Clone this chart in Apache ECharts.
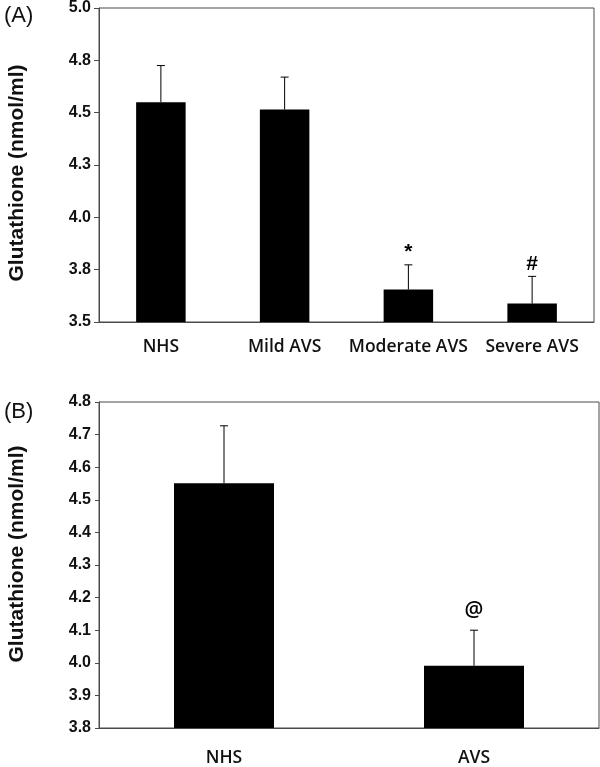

---

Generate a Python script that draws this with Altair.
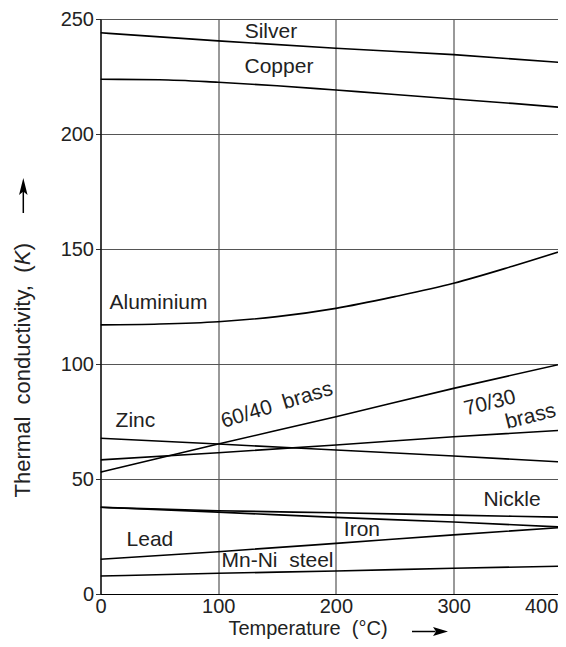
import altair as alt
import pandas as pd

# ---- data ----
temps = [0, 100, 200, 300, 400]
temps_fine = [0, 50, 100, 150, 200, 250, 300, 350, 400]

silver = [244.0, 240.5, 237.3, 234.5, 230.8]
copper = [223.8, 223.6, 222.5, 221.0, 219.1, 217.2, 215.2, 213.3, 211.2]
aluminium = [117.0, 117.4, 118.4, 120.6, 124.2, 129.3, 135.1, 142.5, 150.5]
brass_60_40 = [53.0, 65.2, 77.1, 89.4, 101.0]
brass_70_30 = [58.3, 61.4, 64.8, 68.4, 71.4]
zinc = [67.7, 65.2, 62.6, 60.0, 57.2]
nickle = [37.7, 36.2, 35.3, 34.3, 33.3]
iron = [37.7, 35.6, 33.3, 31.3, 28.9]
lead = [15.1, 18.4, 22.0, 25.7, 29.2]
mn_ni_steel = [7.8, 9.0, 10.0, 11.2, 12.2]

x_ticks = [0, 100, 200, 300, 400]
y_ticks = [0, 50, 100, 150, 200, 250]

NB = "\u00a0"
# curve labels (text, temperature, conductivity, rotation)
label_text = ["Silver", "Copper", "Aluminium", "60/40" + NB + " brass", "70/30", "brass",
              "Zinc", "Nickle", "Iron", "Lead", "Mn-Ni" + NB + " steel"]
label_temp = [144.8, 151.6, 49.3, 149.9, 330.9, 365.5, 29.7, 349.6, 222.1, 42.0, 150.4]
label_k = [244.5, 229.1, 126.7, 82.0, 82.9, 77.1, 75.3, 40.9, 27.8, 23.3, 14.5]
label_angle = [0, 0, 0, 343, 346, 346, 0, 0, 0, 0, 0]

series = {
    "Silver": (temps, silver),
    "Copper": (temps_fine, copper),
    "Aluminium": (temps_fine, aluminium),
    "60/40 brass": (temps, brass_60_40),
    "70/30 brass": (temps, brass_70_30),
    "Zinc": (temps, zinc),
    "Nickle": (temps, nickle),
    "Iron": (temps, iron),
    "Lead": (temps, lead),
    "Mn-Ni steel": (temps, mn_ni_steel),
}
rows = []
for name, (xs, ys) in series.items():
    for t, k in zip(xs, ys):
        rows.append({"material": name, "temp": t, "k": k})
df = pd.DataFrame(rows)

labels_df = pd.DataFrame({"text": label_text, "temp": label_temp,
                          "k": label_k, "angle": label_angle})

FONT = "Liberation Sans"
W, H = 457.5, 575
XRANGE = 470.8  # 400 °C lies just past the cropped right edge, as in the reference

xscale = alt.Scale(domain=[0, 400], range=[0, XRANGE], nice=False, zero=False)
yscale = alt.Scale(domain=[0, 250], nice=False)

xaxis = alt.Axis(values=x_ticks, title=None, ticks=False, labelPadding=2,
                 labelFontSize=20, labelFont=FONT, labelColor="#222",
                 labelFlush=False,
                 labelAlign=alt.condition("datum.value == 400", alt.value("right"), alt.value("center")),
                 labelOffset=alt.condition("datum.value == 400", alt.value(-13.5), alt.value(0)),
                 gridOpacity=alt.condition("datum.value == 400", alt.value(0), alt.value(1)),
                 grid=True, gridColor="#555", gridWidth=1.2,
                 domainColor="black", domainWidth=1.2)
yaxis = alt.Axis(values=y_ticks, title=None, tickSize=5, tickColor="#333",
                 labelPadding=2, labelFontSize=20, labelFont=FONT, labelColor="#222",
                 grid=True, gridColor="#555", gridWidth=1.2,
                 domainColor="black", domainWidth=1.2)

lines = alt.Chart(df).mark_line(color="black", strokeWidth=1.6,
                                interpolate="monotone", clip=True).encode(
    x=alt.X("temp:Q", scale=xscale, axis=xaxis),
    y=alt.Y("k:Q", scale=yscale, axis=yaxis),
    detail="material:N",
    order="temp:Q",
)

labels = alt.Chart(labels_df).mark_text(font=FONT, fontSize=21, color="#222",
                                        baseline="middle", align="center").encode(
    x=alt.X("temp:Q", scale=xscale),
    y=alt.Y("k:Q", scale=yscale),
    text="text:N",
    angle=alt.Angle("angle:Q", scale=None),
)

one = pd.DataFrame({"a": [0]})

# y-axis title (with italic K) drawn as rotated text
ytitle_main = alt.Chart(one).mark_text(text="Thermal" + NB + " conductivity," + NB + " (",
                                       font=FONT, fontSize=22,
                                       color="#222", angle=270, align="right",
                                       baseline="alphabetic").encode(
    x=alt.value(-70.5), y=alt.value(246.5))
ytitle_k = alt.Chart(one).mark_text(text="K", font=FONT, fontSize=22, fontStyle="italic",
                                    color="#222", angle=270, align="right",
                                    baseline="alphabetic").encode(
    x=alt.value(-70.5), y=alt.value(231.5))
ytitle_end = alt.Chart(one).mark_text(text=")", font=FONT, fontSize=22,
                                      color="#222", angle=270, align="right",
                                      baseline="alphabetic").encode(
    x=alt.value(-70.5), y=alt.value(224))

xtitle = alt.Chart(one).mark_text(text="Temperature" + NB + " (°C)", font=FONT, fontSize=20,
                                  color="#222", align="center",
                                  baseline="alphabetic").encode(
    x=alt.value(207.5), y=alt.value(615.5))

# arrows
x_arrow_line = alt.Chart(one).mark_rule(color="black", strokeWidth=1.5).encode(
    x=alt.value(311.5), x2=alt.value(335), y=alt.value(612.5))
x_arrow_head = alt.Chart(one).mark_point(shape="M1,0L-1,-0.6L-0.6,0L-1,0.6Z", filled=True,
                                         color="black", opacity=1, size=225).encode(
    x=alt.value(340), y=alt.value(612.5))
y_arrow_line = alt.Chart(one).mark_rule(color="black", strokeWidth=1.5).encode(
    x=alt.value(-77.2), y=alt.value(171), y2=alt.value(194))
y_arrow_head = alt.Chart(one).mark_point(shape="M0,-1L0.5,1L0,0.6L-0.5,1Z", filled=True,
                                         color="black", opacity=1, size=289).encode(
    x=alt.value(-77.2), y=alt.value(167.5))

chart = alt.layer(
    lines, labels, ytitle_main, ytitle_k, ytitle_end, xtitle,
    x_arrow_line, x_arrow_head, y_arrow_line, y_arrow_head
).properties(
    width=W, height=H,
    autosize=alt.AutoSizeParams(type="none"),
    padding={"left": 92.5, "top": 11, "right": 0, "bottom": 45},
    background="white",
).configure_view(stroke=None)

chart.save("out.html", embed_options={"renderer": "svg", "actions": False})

▸ **Exercise description**
Reproduce nothing but the lines from the one with "Generate a Python" to the one with "XRANGE = 470.8", both lines included, and keep every picture out of the copy.

▸ **Response for this exercise**
Generate a Python script that draws this with Altair.
import altair as alt
import pandas as pd

# ---- data ----
temps = [0, 100, 200, 300, 400]
temps_fine = [0, 50, 100, 150, 200, 250, 300, 350, 400]

silver = [244.0, 240.5, 237.3, 234.5, 230.8]
copper = [223.8, 223.6, 222.5, 221.0, 219.1, 217.2, 215.2, 213.3, 211.2]
aluminium = [117.0, 117.4, 118.4, 120.6, 124.2, 129.3, 135.1, 142.5, 150.5]
brass_60_40 = [53.0, 65.2, 77.1, 89.4, 101.0]
brass_70_30 = [58.3, 61.4, 64.8, 68.4, 71.4]
zinc = [67.7, 65.2, 62.6, 60.0, 57.2]
nickle = [37.7, 36.2, 35.3, 34.3, 33.3]
iron = [37.7, 35.6, 33.3, 31.3, 28.9]
lead = [15.1, 18.4, 22.0, 25.7, 29.2]
mn_ni_steel = [7.8, 9.0, 10.0, 11.2, 12.2]

x_ticks = [0, 100, 200, 300, 400]
y_ticks = [0, 50, 100, 150, 200, 250]

NB = "\u00a0"
# curve labels (text, temperature, conductivity, rotation)
label_text = ["Silver", "Copper", "Aluminium", "60/40" + NB + " brass", "70/30", "brass",
              "Zinc", "Nickle", "Iron", "Lead", "Mn-Ni" + NB + " steel"]
label_temp = [144.8, 151.6, 49.3, 149.9, 330.9, 365.5, 29.7, 349.6, 222.1, 42.0, 150.4]
label_k = [244.5, 229.1, 126.7, 82.0, 82.9, 77.1, 75.3, 40.9, 27.8, 23.3, 14.5]
label_angle = [0, 0, 0, 343, 346, 346, 0, 0, 0, 0, 0]

series = {
    "Silver": (temps, silver),
    "Copper": (temps_fine, copper),
    "Aluminium": (temps_fine, aluminium),
    "60/40 brass": (temps, brass_60_40),
    "70/30 brass": (temps, brass_70_30),
    "Zinc": (temps, zinc),
    "Nickle": (temps, nickle),
    "Iron": (temps, iron),
    "Lead": (temps, lead),
    "Mn-Ni steel": (temps, mn_ni_steel),
}
rows = []
for name, (xs, ys) in series.items():
    for t, k in zip(xs, ys):
        rows.append({"material": name, "temp": t, "k": k})
df = pd.DataFrame(rows)

labels_df = pd.DataFrame({"text": label_text, "temp": label_temp,
                          "k": label_k, "angle": label_angle})

FONT = "Liberation Sans"
W, H = 457.5, 575
XRANGE = 470.8  # 400 °C lies just past the cropped right edge, as in the reference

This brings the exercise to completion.